Spend a pennyRobert Blincoe looks into the recent phenomenon of penny auction sites. It’s essentially just as much gambling as a slot machine or lottery – but there are some important factors to consider before you try to land yourself a bargain
If you're lucky enough to have the kind of high-pressure job that allows you to watch the daytime TV shows Bargain Hunt, Cash In The Attic and Flog It!, you'll have a good idea how traditional auctions work.
This isn't the eBay model where there is a strict time deadline for the auction to finish, which can culminate in mad sniping session at the end if it’s a popular item. In the traditional model, if something's going, going and about to be gone, and there's another bid the auction carries on.
This should be borne in mind if you get excited about the phenomena of penny auctions. These are online auctions where each bid raises the price of the item by a penny, but you have to pay for each bid you make. A typical pricing structure is £5 for 5 bids, £9 for 10, £20 for 25 and so on.
The enticements to bet, oops I mean bid, are big. The sites are littered with examples of deals such as a 32GB iPod won for £0.88. An HP Photosmart colour printer sold for £4.64. A £250 gift card for Jimmy Choo shoes at H&M for £8.38. Someone's getting a deal.
These are examples from site BidFella, but there are loads of auction sites out there, and in this market they can come and go quickly. Their opening pages usually show a nice piece of kit with the current auction price and a clock clicking down, but just as you think the auction is going to close, another bid comes in and another 20s or more is added to the time.
This means the obvious online strategic approach doesn't work. These sites have all the hallmarks and appeal of casino sites. That buzz about getting something for next-to-nothing, the luck, the suggestion of skill, and the people selling the goods being the winners.
Look at our examples of bargains above. The HP Photosmart colour printer sold for £4.64. That means there were 464 bids at £1 each, so a total of £464 went to the site. The given RRP was £148, so that's a nice return. Even better was the Jimmy Choo vouchers. These raked in £838 for something with a face value of £250.
The iPod is a different story. It brought in £88, and had an RRP of £229. Not a winner for the site, and this example illustrates a risk not just for the sites but for the bidders.
If new sites don't get enough bidders, or are under capitalised, they lose money and can't get out of that hole. Either they close, or they take the routes of not sending the goods that have been won, or they use fake bidding bots, meaning they never have to give up the prizes. Check out Penny Auction Watch (pennyauctionwatch.com), it regularly reveals examples of ‘shill betting’.

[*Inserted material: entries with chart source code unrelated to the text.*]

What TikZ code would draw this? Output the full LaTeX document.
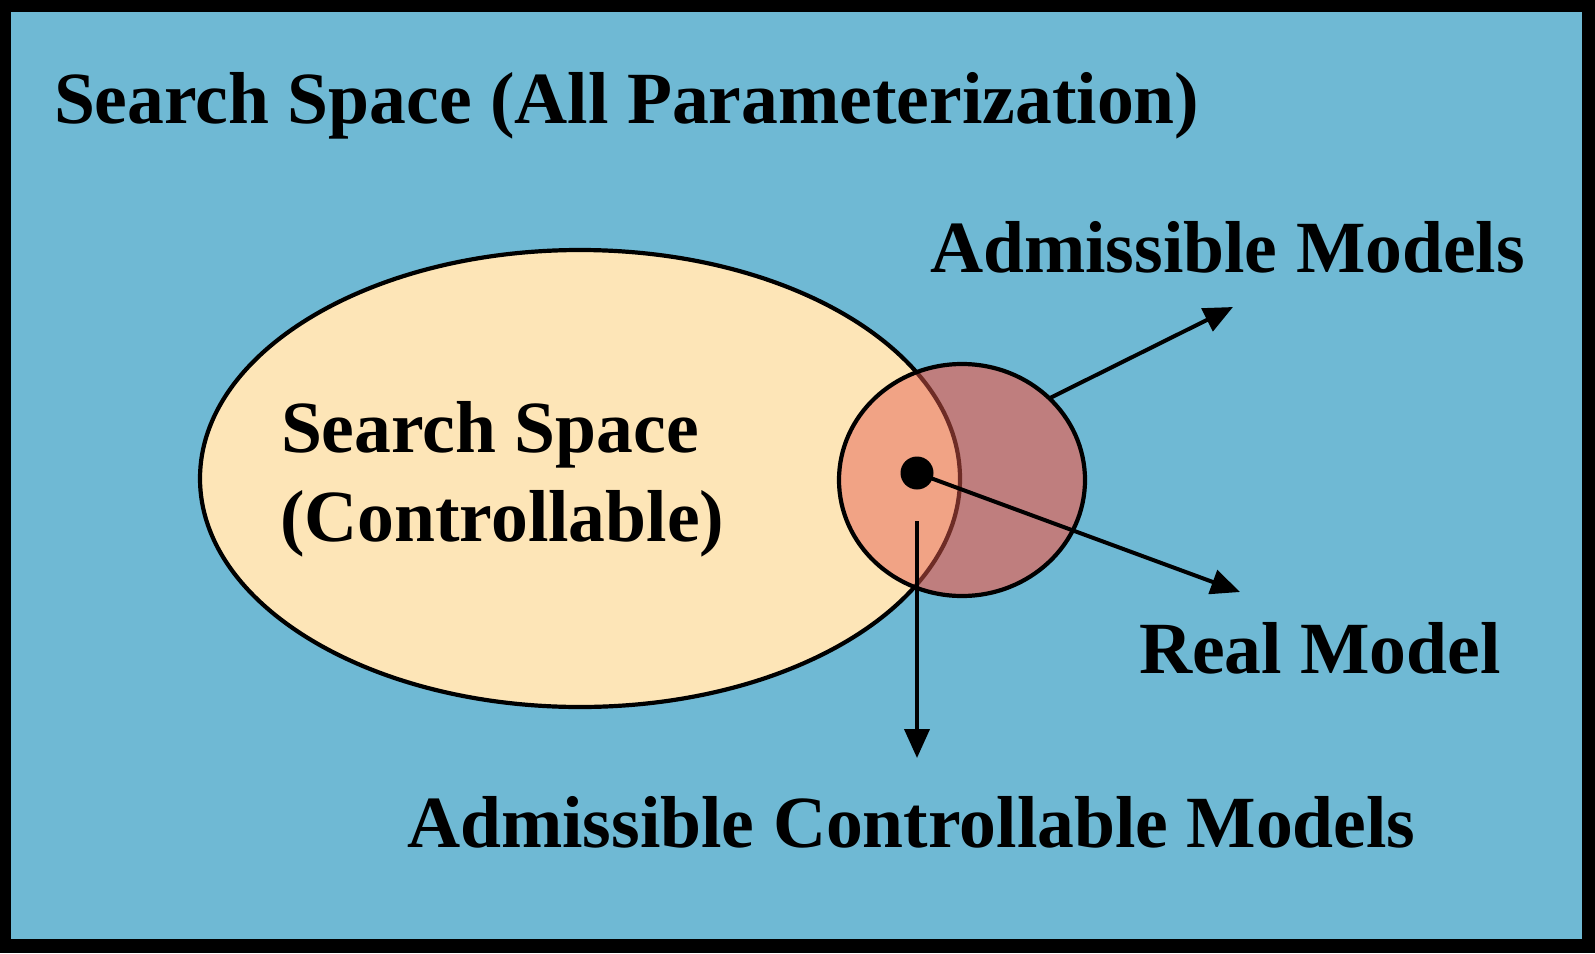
\documentclass[tikz,border=0pt]{standalone}
\usepackage{fontspec}
\setmainfont{Liberation Serif}
\usetikzlibrary{arrows.meta}
\definecolor{bgblue}{RGB}{111,185,212}
\definecolor{ssyellow}{RGB}{253,229,183}
\definecolor{amout}{RGB}{191,126,126}
\definecolor{amin}{RGB}{241,163,133}
\definecolor{edgebrown}{RGB}{110,44,38}
\tikzset{
  lbl/.style={anchor=base west, inner sep=0pt, outer sep=0pt, font=\bfseries\fontsize{73.6}{90}\selectfont},
  shapeline/.style={line width=4.2pt, draw=black},
  arr/.style={line width=4pt, -{Triangle[length=29pt, width=25pt]}},
}
\begin{document}
\begin{tikzpicture}[x=1pt, y=-1pt]
\useasboundingbox (0,0) rectangle (1595,953);
% frame
\fill[black] (0,0) rectangle (1595,953);
\fill[bgblue] (11,12) rectangle (1582,939);
% big ellipse
\filldraw[fill=ssyellow, shapeline] (580,478.5) ellipse [x radius=380, y radius=228.5];
\coordinate (ssc) at (580,478.5);
% small circle
\coordinate (amc) at (962,480);
\fill[amout] (amc) ellipse [x radius=123, y radius=116];
\begin{scope}
  \clip (ssc) ellipse [x radius=380, y radius=228.5];
  \fill[amin] (amc) ellipse [x radius=123, y radius=116];
\end{scope}
\begin{scope}
  \clip (amc) ellipse [x radius=123, y radius=116];
  \draw[edgebrown, line width=4.2pt] (ssc) ellipse [x radius=380, y radius=228.5];
\end{scope}
\draw[shapeline] (amc) ellipse [x radius=123, y radius=116];
% real model dot
\node[circle, fill=black, inner sep=0pt, minimum size=33pt] (dot) at (917,473) {};
% labels
\node[lbl] (title) at (54,123) {Search Space (All Parameterization)};
\node[lbl] (ss1) at (281,452) {Search Space};
\node[lbl] (ss2) at (280,541) {(Controllable)};
\node[lbl] (adm) at (930,272) {Admissible Models};
\node[lbl] (real) at (1139,673) {Real Model};
\node[lbl] (acm) at (407,847) {Admissible Controllable Models};
% arrow anchors
\coordinate (admstart) at (1050,398);
\coordinate (admtip) at (1233,307);
\coordinate (realtip) at (1240,592);
\coordinate (acmstart) at (917,521);
\coordinate (acmtip) at (917,758);
\draw[arr] (admstart) -- (admtip);
\draw[arr] (dot.center) -- (realtip);
\draw[arr] (acmstart) -- (acmtip);
\end{tikzpicture}
\end{document}
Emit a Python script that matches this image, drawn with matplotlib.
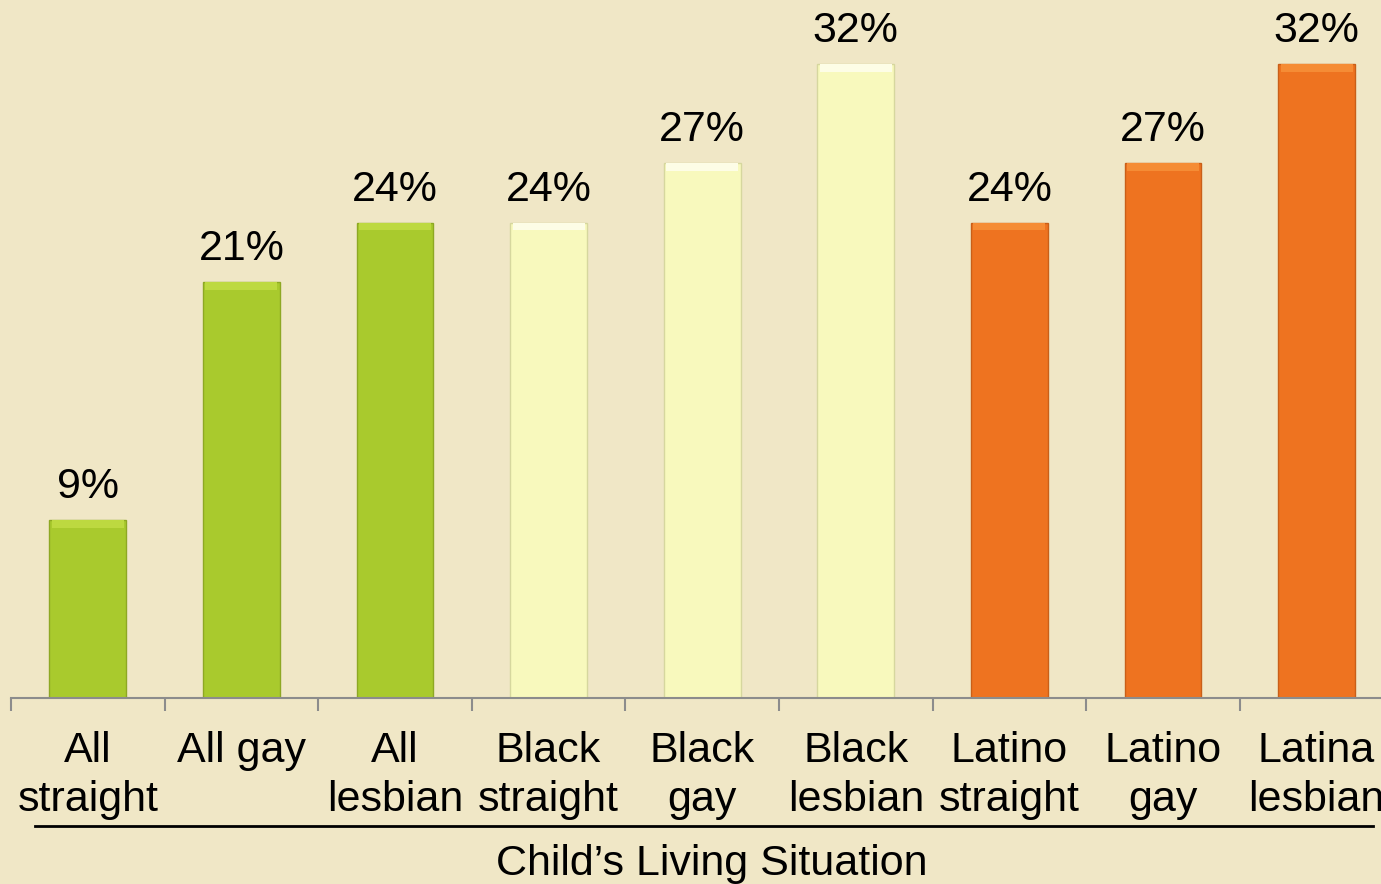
import matplotlib
matplotlib.use("Agg")
import matplotlib.pyplot as plt
from matplotlib.lines import Line2D
import numpy as np

categories = ["All\nstraight", "All gay", "All\nlesbian", "Black\nstraight", "Black\ngay",
              "Black\nlesbian", "Latino\nstraight", "Latino\ngay", "Latina\nlesbian"]
values = [9, 21, 24, 24, 27, 32, 24, 27, 32]
labels = ["9%", "21%", "24%", "24%", "27%", "32%", "24%", "27%", "32%"]
bar_colors = ["#A9CA2D"] * 3 + ["#F8F9BD"] * 3 + ["#EE7320"] * 3
top_colors = ["#BDD940"] * 3 + ["#FDFDE6"] * 3 + ["#F58C35"] * 3
edge_colors = ["#8EA823"] * 3 + ["#D6D79E"] * 3 + ["#C95F18"] * 3
xlabel = "Child\u2019s Living Situation"

plt.rcParams['font.family'] = ['Liberation Sans', 'DejaVu Sans']
bg = "#F0E7C6"
fs = 31

W, H = 1381, 884
fig = plt.figure(figsize=(W / 100, H / 100), dpi=100, facecolor=bg)
base_px = 698
px_per_unit = 19.81
ax = fig.add_axes([11 / W, (H - base_px) / H, 1536 / W, base_px / H])
ax.set_facecolor(bg)
ax.patch.set_alpha(0)

x = np.arange(len(values))
ax.bar(x, values, width=0.5, color=bar_colors, edgecolor=edge_colors, linewidth=1.0, zorder=2)
# bevel highlight at top of each bar
ax.bar(x, [0.4] * len(values), bottom=[v - 0.4 for v in values], width=0.47,
       color=top_colors, linewidth=0, zorder=3)
ax.set_xlim(-0.5, 9.5)
ax.set_ylim(0, base_px / px_per_unit)

for xi, v, lab in zip(x, values, labels):
    ax.text(xi, v + 1.11, lab, ha='center', va='baseline', fontsize=fs, color='black')

for s in ['top', 'right', 'left']:
    ax.spines[s].set_visible(False)
ax.spines['bottom'].set_color('#8C8C8C')
ax.spines['bottom'].set_linewidth(1.5)
ax.set_yticks([])
ax.set_xticks(x)
ax.set_xticklabels(categories, fontsize=fs, linespacing=1.29)
ax.tick_params(axis='x', which='major', length=0, pad=23.5)
ax.set_xticks(np.arange(-0.5, 10, 1), minor=True)
ax.tick_params(axis='x', which='minor', length=9, width=1.5, color='#8C8C8C')

fig.add_artist(Line2D([35 / W, 1373 / W], [(H - 826) / H, (H - 826) / H], color='black', lw=2))
fig.text(712 / W, (H - 875) / H, xlabel, ha='center', va='baseline', fontsize=fs, color='black')

fig.savefig("out.png", dpi=100, facecolor=bg)
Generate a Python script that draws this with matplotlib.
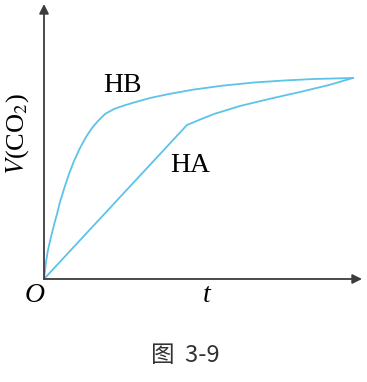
import matplotlib
matplotlib.use('Agg')
import matplotlib.pyplot as plt

plt.rcParams['font.family'] = ['Liberation Serif', 'DejaVu Serif']
plt.rcParams['mathtext.fontset'] = 'stix'

# datos (unidades arbitrarias)
t_hb = [0, 2, 4, 7, 10, 13, 16, 20, 25, 30, 36, 42, 48, 54, 61, 70, 80, 90,
        106, 125, 150, 180, 210, 240, 270, 309]
v_hb = [0, 17, 29, 42, 54, 65, 77, 90, 105, 118, 131, 142, 151, 158, 165,
        170, 173.5, 176.5, 181, 185, 189.5, 193.5, 196.5, 198.5, 200, 201]
t_ha = [0, 143, 155, 170, 196, 225, 256, 285, 309]
v_ha = [0, 154, 159, 165, 173, 180, 187, 194, 201]

curve_color = '#5cc3ea'
axis_color = '#3c3c3c'

fig = plt.figure(figsize=(3.67, 3.82), dpi=100)
# ejes en pixeles: x 44..362, y 4..279
ax = fig.add_axes([44 / 367, (382 - 279) / 382, 318 / 367, 275 / 382])
ax.set_xlim(0, 318)
ax.set_ylim(0, 275)
ax.axis('off')

ax.plot(t_hb, v_hb, color=curve_color, lw=1.3)
ax.plot(t_ha, v_ha, color=curve_color, lw=1.3)

# ejes con flechas
ax.annotate('', xy=(318, 0), xytext=(0, 0),
            arrowprops=dict(arrowstyle='-|>', color=axis_color, lw=1.3,
                            mutation_scale=14, shrinkA=0, shrinkB=0))
ax.annotate('', xy=(0, 275), xytext=(0, 0),
            arrowprops=dict(arrowstyle='-|>', color=axis_color, lw=1.3,
                            mutation_scale=14, shrinkA=0, shrinkB=0))

ax.text(78, 194, 'HB', fontsize=20, ha='center', va='center')
ax.text(146, 114, 'HA', fontsize=20, ha='center', va='center')

# textos en coordenadas de figura
fig.text(35 / 367, 1 - 296 / 382, 'O', fontsize=20, style='italic',
         ha='center', va='center')
fig.text(207 / 367, 1 - 295 / 382, 't', fontsize=20, style='italic',
         ha='center', va='center')
fig.text(18 / 367, 1 - 134 / 382, r'$V$(CO$_2$)', fontsize=19,
         rotation=90, ha='center', va='center')
fig.text(185 / 367, 1 - 355 / 382, '图  3-9', fontsize=17,
         family=['Noto Sans CJK SC', 'DejaVu Sans'], color='#333333',
         ha='center', va='center')

fig.savefig('out.png', dpi=100)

There are a couple of main things to look for. If you know what you're doing check out for computer scripts for bogus bidding – one called ‘feisty sites’ is very popular with the dodgy sites. Also, if a site's web traffic (check at Alexa.com) reveals few people have visited it, but the auction claims to have hundreds of auctions and thousands of bidders, then there's a distinct smell of fish around.
But what about the winners? You can either get lucky but the one real strategy to adopt is to be an aggressive bidder and get a reputation on a site for that approach. But it only really works if there are no other big fish in your auction pond.
Then you do you research. One champion bidder, Gary Fowler, proved to Wired magazine that he had won $39,000 worth of stuff having spent $18,000 to get it. He full-on bids on everything, and gets his rep by overpaying if he has to. Opponents then back down. He also spends at least six hours researching a site and weeks of bid history to know his market.
All this means is that most people aren’t turning a huge profit on the site, and a lot are losing money. Also, the sites aren't bound by any gaming authority so are unregulated. So it’s worth bearing in mind these wisest of words for any auction bidder: Caveat emptor – "Let the buyer beware".